We head into the mountains next, to the town of Moray.  The buildings here are adobe.  We walk to the archeological site where the Incas used deep spiral terraces to grow crops.

 These big concentric circles of terraces are thought to have been a kind of agricultural experimentation area, with different levels representing different micro-climates. The Incas created new varieties and studied crops here.  Gladys points out wild mint along the path, which is used in teas and chewed for digestion.  It was also planted between crops to protect potatoes.
 Lots of tour buses and groups here.  The altitude is high, making climbing a little challenging for Beth.

 Leaving Moray, we pass people harvesting potatoes by hand
and many wheat fields.  We also pass Quinoa fields - kind of tall compact reddish plants. Quinoa is cheap here, says Gladys.  Only about 7Sol ($2.50) for a kilo and has been used for centuries, though only discovered by the rest of the world in recent years.

 Next stop is Salinas, home of the salt mines.
 Salty water from springs in the area is put into shallow pools and then evaporation leaves the salt residue.  Over 420 families own the various pools which are lined with clay before the water is added, and the pools are handed down over generations.



 The pools are only 10-11 cm deep and salt is harvested 4-5 times a year. Of course this does not work during the rainy season, from December through March but we see several people raking or otherwise caring for their pools.
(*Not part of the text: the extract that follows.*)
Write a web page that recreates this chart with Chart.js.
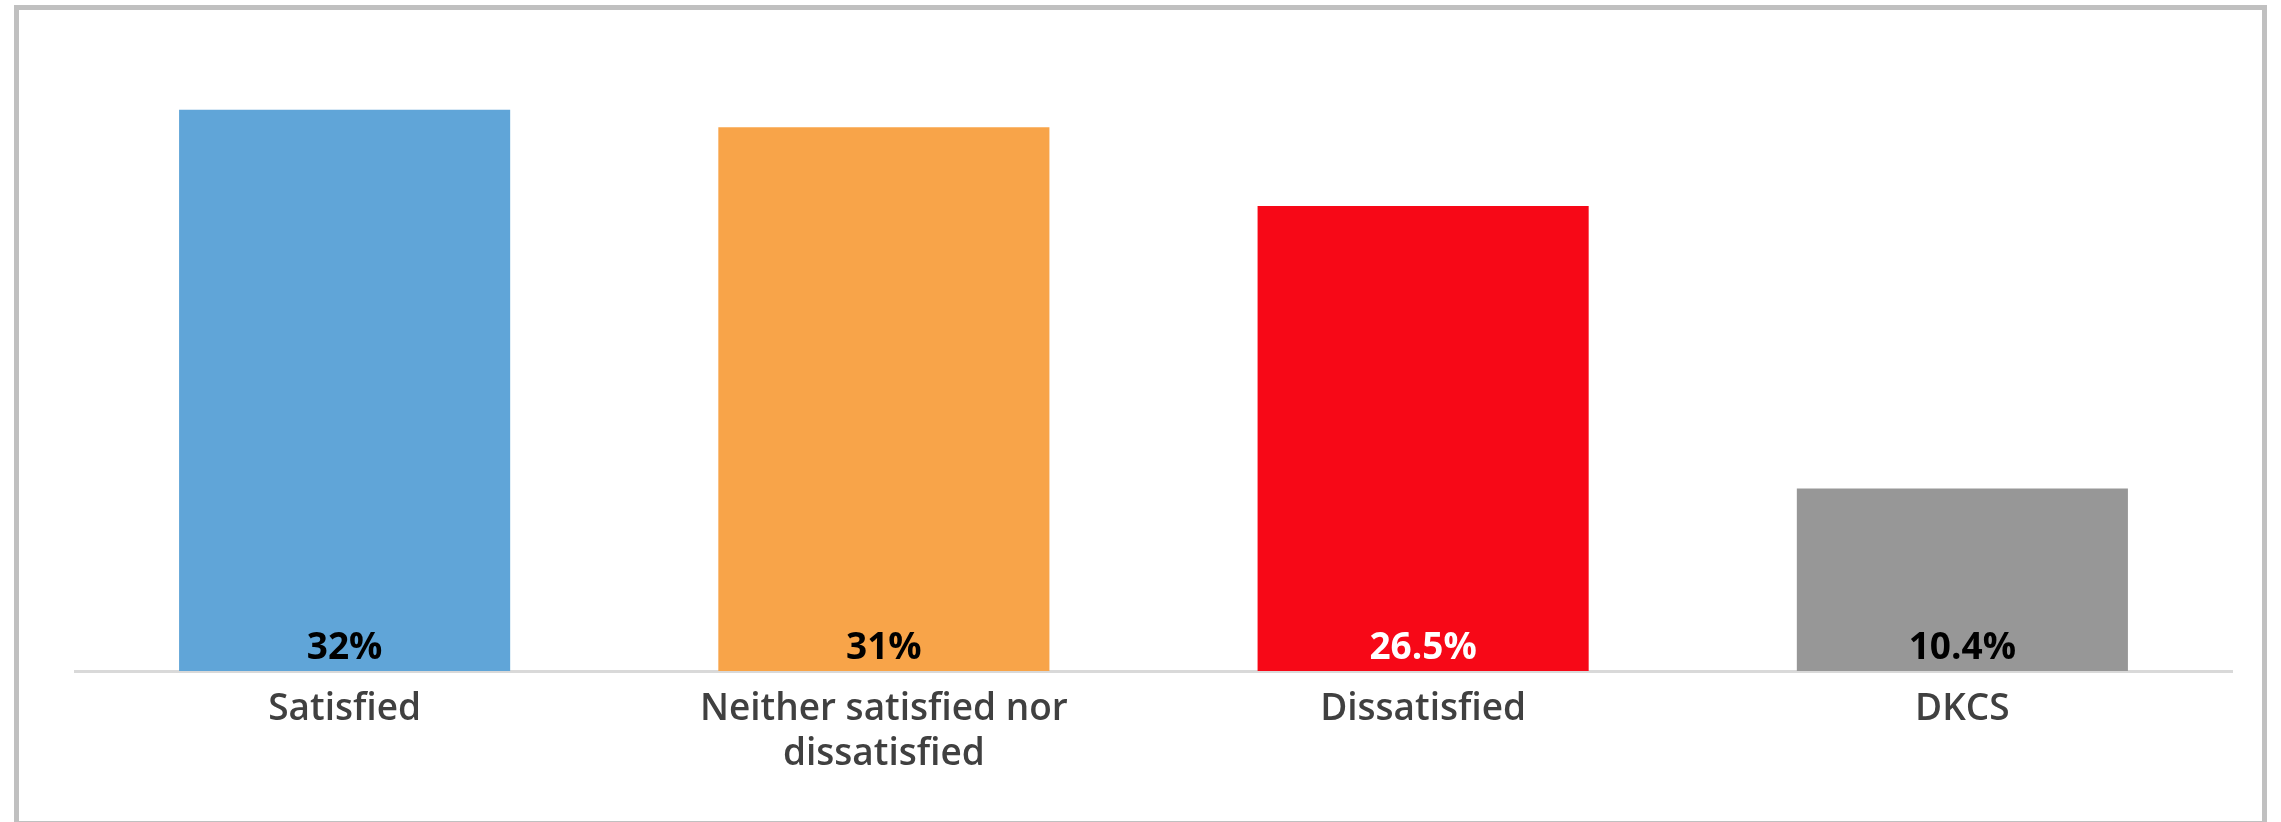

 The top layer of salt is white, the second layer is pink(ish).  Of course there are bags for sale here, but much bigger bags are ready to be shipped as well. They ship 400-600 tons a year!


The roads away from the salt mines are very narrow dirt roads.  At some spots there is only room for one vehicle, so we (or the other vehicle) have to back up to a wider spot to allow traffic to continue.

From here we head to Don Angel Inca Casona Restaurant for a large buffet.  A man on a flute plays while we eat.
 They bring out some whole roasted guinea pig - personally I think they look like rats! - and cut them up so everyone can get a taste.
 Not too distinctive - tastes sort of like rabbit, as I recall.

We continue to follow the Urubamba river, which keeps the valleys green.  At some places there is rafting on the river at certain times of year.  Apples, avocados and some other fruits grow too.


 We go next to Ollantaytambo, which means "resting place".  The streets here are rough stone.  We park and walk to the archeological site. This is the best surviving example of Inca city planning and the town has been continuously inhabited since the 13th century. Some of the original Inca houses are still in use.



The Ollantaytambo Ruins rise above the town with huge steep terraces leading to ruins of a temple, fortress and ceremonial center.


One of the few victories, though short-lived,  of the Inca over the Spanish was fought here.  Greg walks part way up but Beth hangs near the bottom.  One of the storage houses where the Incas stored food to distribute in hard times is here.
 They dried a lot of foods to store them - dehydrated potatoes, for example can be stored up to 50 years!

It has become very windy and temperature is falling as we walk through the market and back to our van. We are all staying at the same small hotel tonight in Urubamba, a fairly utilitarian town and transportation hub. The part that our hotel is in seems to be many car repair, gas stations, banks and restaurants, though our hotel is quite nice.
First, Greg and I go looking for a working ATM, with eventual success.  Greg and Pierre meet for a beer, while the rest of us rest up a bit.  Later, we all meet and walk about 1/4 mile to Pizza Wasi for dinner.  Pretty good wood-fired pizza and lively conversation.

Town is small, with a mix of businesses and homes.  Sidewalks are irregular and sometimes non-existent.   Early wakeup call tomorrow at 4:30, as we need to take a train and then a bus to reach Machu Picchu!